Les deux Assemblées française et allemande doivent voter, lundi 22 janvier, un projet de résolution commune « pour un nouveau traité de l’Elysée », afin d’accorder plus de poids aux Parlements et d’orienter les discussions à venir entre les gouvernements français et allemand.
Lundi matin, une délégation de parlementaires français se rendra au Bundestag, à Berlin. Des députés allemands seront reçus à l’Assemblée nationale, à Paris, dans l’après-midi.
Dimanche, dans une déclaration commune diffusée sur les réseaux sociaux, Mme Merkel et M. Macron ont affirmé leur « détermination à approfondir encore la coopération » entre la France et l’Allemagne. Ce texte est un appel aux citoyens, en particulier aux jeunes, à « faire vivre cette amitié franco-allemande ».
La déclaration précise que le président et la chancelière « sont convenus d’élaborer au cours de cette année un nouveau traité de l’Elysée ». Il s’agit en particulier d’« approfondir l’intégration » des deux économies, « en encourageant notamment une harmonisation bilatérale des législations », et de « renforcer les liens » entre les deux sociétés civiles.

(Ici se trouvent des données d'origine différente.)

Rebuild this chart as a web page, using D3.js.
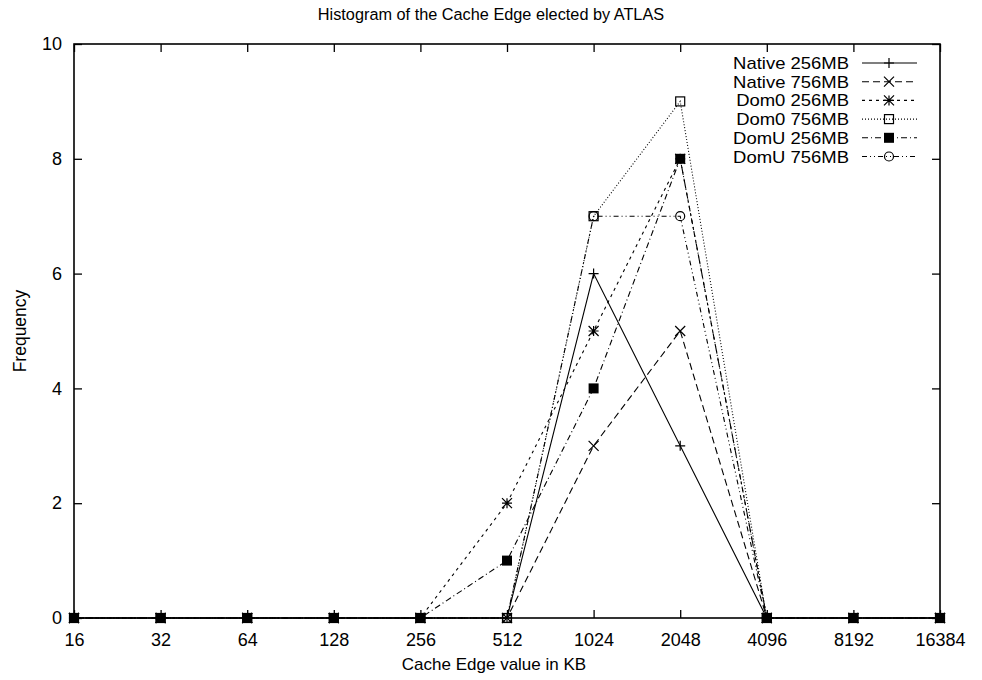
<!DOCTYPE html>
<html>
<head>
<meta charset="utf-8">
<script src="https://cdn.jsdelivr.net/npm/d3@7"></script>
<style>
  html, body { margin: 0; padding: 0; background: #fff; }
  svg { display: block; }
  text { font-family: "Liberation Sans", Arial, Helvetica, sans-serif; fill: #000; }
</style>
</head>
<body>
<svg id="chart" width="982" height="680"></svg>
<script>
// Cache edge sizes (KB) on the x axis
const cacheSizes = [16, 32, 64, 128, 256, 512, 1024, 2048, 4096, 8192, 16384];
const yTicks = [0, 2, 4, 6, 8, 10];

// Frequency of each elected cache edge, per configuration
const native256 = [0, 0, 0, 0, 0, 0, 6, 3, 0, 0, 0];
const native756 = [0, 0, 0, 0, 0, 0, 3, 5, 0, 0, 0];
const dom0_256  = [0, 0, 0, 0, 0, 2, 5, 8, 0, 0, 0];
const dom0_756  = [0, 0, 0, 0, 0, 0, 7, 9, 0, 0, 0];
const domU256   = [0, 0, 0, 0, 0, 1, 4, 8, 0, 0, 0];
const domU756   = [0, 0, 0, 0, 0, 0, 7, 7, 0, 0, 0];

const seriesNames = ["Native 256MB", "Native 756MB", "Dom0 256MB", "Dom0 756MB", "DomU 256MB", "DomU 756MB"];
const seriesValues = [native256, native756, dom0_256, dom0_756, domU256, domU756];

// gnuplot-style line types and point types
const dashes = [null, "7,4", "3,4", "1,2", "6,3,1,3", "5,3,1,3,1,3"];
const points = ["plus", "cross", "star", "square", "filledSquare", "circle"];

const svg = d3.select("#chart");
const M = { left: 74, right: 940, top: 44, bottom: 618 };

const x = d3.scaleLog().base(2).domain([16, 16384]).range([M.left, M.right]);
const y = d3.scaleLinear().domain([0, 10]).range([M.bottom, M.top]);

const stroke = "#000";
const tickLen = 8;
const font = "'Liberation Sans', Arial, Helvetica, sans-serif";

// Title
svg.append("text")
  .attr("x", 491).attr("y", 20)
  .attr("text-anchor", "middle").attr("font-size", 16.3)
  .text("Histogram of the Cache Edge elected by ATLAS");

// Axes (ticks point inward and are mirrored on the opposite side)
const xAxisB = d3.axisBottom(x).tickValues(cacheSizes).tickFormat(d3.format("d"))
  .tickSizeInner(-tickLen).tickSizeOuter(0).tickPadding(15);
const gx = svg.append("g").attr("transform", `translate(0,${M.bottom})`).call(xAxisB);
const xAxisT = d3.axisTop(x).tickValues(cacheSizes).tickFormat("")
  .tickSizeInner(-tickLen).tickSizeOuter(0);
const gxt = svg.append("g").attr("transform", `translate(0,${M.top})`).call(xAxisT);

const yAxisL = d3.axisLeft(y).tickValues(yTicks).tickFormat(d3.format("d"))
  .tickSizeInner(-tickLen).tickSizeOuter(0).tickPadding(12);
const gy = svg.append("g").attr("transform", `translate(${M.left},0)`).call(yAxisL);
const yAxisR = d3.axisRight(y).tickValues(yTicks).tickFormat("")
  .tickSizeInner(-tickLen).tickSizeOuter(0);
const gyr = svg.append("g").attr("transform", `translate(${M.right},0)`).call(yAxisR);

[gx, gxt, gy, gyr].forEach(g => {
  g.select(".domain").remove();
  g.selectAll("line").attr("stroke", stroke).attr("stroke-width", 1.3);
  g.selectAll("text").attr("font-size", 18).style("font-family", font);
});

// Frame
svg.append("rect")
  .attr("x", M.left).attr("y", M.top)
  .attr("width", M.right - M.left).attr("height", M.bottom - M.top)
  .attr("fill", "none").attr("stroke", stroke).attr("stroke-width", 1.6);

// Axis titles
svg.append("text")
  .attr("x", 494).attr("y", 670)
  .attr("text-anchor", "middle").attr("font-size", 17)
  .text("Cache Edge value in KB");
svg.append("text")
  .attr("transform", `translate(26,${(M.top + M.bottom) / 2}) rotate(-90)`)
  .attr("text-anchor", "middle").attr("font-size", 17.5)
  .text("Frequency");

// Point symbols
function drawPoint(g, type, cx, cy) {
  const r = 5;
  if (type === "plus") {
    g.append("path").attr("d", `M${cx - r},${cy}H${cx + r}M${cx},${cy - r}V${cy + r}`)
      .attr("stroke", stroke).attr("stroke-width", 1.2).attr("fill", "none");
  } else if (type === "cross") {
    g.append("path").attr("d", `M${cx - r},${cy - r}L${cx + r},${cy + r}M${cx - r},${cy + r}L${cx + r},${cy - r}`)
      .attr("stroke", stroke).attr("stroke-width", 1.2).attr("fill", "none");
  } else if (type === "star") {
    g.append("path").attr("d", `M${cx - r},${cy}H${cx + r}M${cx},${cy - r}V${cy + r}M${cx - r},${cy - r}L${cx + r},${cy + r}M${cx - r},${cy + r}L${cx + r},${cy - r}`)
      .attr("stroke", stroke).attr("stroke-width", 1.2).attr("fill", "none");
  } else if (type === "square") {
    g.append("rect").attr("x", cx - 4.5).attr("y", cy - 4.5).attr("width", 9).attr("height", 9)
      .attr("stroke", stroke).attr("stroke-width", 1.2).attr("fill", "none");
  } else if (type === "filledSquare") {
    g.append("rect").attr("x", cx - 5).attr("y", cy - 5).attr("width", 10).attr("height", 10)
      .attr("fill", stroke);
  } else if (type === "circle") {
    g.append("circle").attr("cx", cx).attr("cy", cy).attr("r", 4.5)
      .attr("stroke", stroke).attr("stroke-width", 1.2).attr("fill", "none");
  }
}

const line = d3.line().x((d, i) => x(cacheSizes[i])).y(d => y(d));

// Series: line then points, in plot order
seriesValues.forEach((vals, s) => {
  const g = svg.append("g");
  g.append("path").datum(vals).attr("d", line)
    .attr("fill", "none").attr("stroke", stroke).attr("stroke-width", 1.1)
    .attr("stroke-dasharray", dashes[s]);
  vals.forEach((v, i) => drawPoint(g, points[s], x(cacheSizes[i]), y(v)));
});

// Legend (top right, inside frame); labels are set slightly wide to fit the row pitch
const legendY0 = 63, legendDy = 18.7;
seriesNames.forEach((name, s) => {
  const ly = legendY0 + s * legendDy;
  const g = svg.append("g");
  g.append("text")
    .attr("transform", `translate(849,${ly + 6}) scale(1.14,1)`)
    .attr("text-anchor", "end").attr("font-size", 16.2).text(name);
  g.append("line").attr("x1", 862).attr("x2", 917).attr("y1", ly).attr("y2", ly)
    .attr("stroke", stroke).attr("stroke-width", 1.1)
    .attr("stroke-dasharray", dashes[s]);
  drawPoint(g, points[s], 889, ly);
});
</script>
</body>
</html>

Ils appellent en outre à des « mesures ambitieuses pour promouvoir l’enseignement réciproque des langues ».
L’Allemagne, qu’il s’agisse de son opinion publique ou de ses dirigeants, apparaît toutefois peu disposée à augmenter la coopération stratégique franco-allemande.
Angela Merkel déclarait, au lendemain du sommet du G7, à Taormine (Italie), en mai 2017 : « Nous, les Européens, nous devons vraiment prendre en main notre propre destin. » Mais un renforcement du couple franco-allemand sur le plan stratégique serait mal vu par les partenaires européens, et « Berlin restera très prudent », estime Georges-Henri Soutou.
Par ailleurs, une plus grande intégration européenne en matière de défense bute sur des obstacles de taille, comme le problème du partage de l’arme nucléaire française ou l’envoi de forces allemandes combattantes à l’étranger.